Given exercise - Report the number of lines that hold the string "chart". Leave out any other text.

+++

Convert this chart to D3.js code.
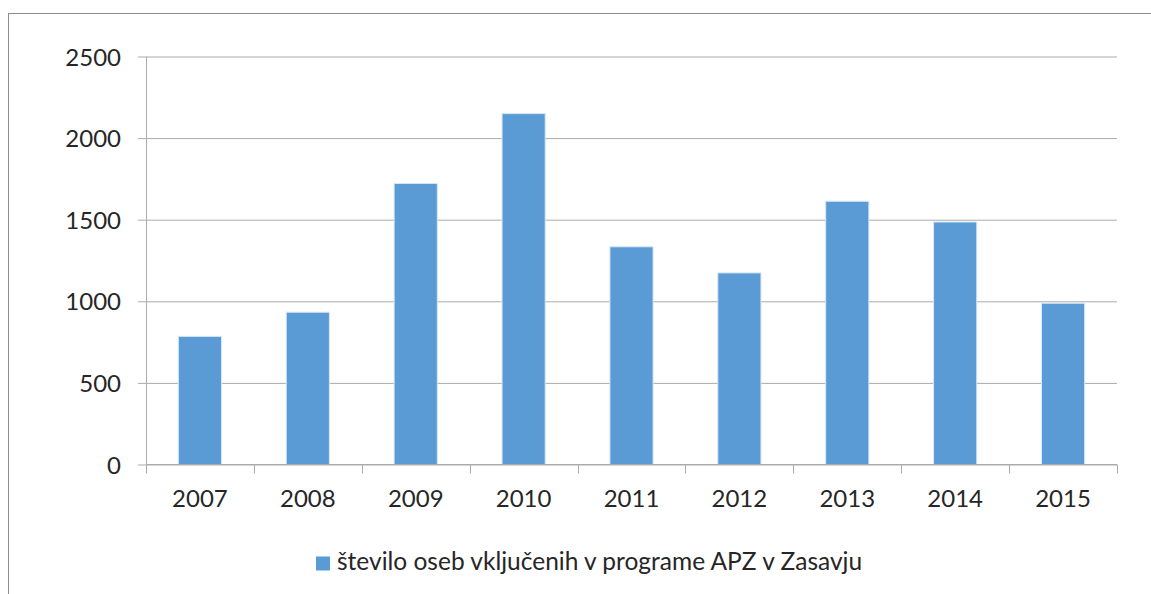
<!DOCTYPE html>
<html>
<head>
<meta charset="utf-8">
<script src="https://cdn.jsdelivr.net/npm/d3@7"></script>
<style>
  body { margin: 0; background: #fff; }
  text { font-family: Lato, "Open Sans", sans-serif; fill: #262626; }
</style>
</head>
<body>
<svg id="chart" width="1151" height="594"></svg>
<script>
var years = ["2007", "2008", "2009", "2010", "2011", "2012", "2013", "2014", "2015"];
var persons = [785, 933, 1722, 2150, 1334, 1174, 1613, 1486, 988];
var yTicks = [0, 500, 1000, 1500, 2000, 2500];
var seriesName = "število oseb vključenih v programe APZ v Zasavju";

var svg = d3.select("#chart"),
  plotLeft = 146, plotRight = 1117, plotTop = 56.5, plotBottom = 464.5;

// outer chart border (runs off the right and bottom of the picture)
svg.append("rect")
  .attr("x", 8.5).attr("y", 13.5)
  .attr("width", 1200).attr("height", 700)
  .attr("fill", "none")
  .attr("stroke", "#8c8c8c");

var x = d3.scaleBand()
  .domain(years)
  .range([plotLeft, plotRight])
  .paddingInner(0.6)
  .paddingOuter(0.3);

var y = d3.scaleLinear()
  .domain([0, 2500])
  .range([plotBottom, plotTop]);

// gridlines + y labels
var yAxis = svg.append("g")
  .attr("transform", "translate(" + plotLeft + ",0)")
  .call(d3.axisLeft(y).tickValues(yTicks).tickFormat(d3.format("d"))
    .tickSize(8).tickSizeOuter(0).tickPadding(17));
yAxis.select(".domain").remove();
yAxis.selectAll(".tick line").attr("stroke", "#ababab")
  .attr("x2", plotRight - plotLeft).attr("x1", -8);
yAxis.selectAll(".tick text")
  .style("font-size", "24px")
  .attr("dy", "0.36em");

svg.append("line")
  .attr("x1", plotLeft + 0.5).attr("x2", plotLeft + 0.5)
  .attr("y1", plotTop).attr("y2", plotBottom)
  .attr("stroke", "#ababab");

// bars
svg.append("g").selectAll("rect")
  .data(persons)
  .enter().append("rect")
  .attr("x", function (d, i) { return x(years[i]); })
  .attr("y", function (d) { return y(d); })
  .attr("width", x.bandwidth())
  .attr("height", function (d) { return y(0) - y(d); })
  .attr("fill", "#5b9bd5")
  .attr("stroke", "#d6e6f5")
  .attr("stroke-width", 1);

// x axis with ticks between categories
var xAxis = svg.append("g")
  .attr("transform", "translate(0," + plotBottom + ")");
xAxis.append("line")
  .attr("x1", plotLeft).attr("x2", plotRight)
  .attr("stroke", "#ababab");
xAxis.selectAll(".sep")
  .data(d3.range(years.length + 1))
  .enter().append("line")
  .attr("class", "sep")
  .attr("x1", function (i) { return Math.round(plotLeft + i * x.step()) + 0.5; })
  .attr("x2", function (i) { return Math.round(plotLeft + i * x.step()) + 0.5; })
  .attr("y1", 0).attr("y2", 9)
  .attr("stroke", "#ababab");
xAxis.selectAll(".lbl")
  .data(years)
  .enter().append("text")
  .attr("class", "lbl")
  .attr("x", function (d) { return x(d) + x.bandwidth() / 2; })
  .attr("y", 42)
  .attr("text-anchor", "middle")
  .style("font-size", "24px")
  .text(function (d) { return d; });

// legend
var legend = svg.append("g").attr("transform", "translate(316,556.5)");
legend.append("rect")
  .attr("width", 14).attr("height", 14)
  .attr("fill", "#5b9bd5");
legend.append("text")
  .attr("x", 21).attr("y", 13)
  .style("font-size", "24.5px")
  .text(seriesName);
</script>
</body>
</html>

+++

Task response - 4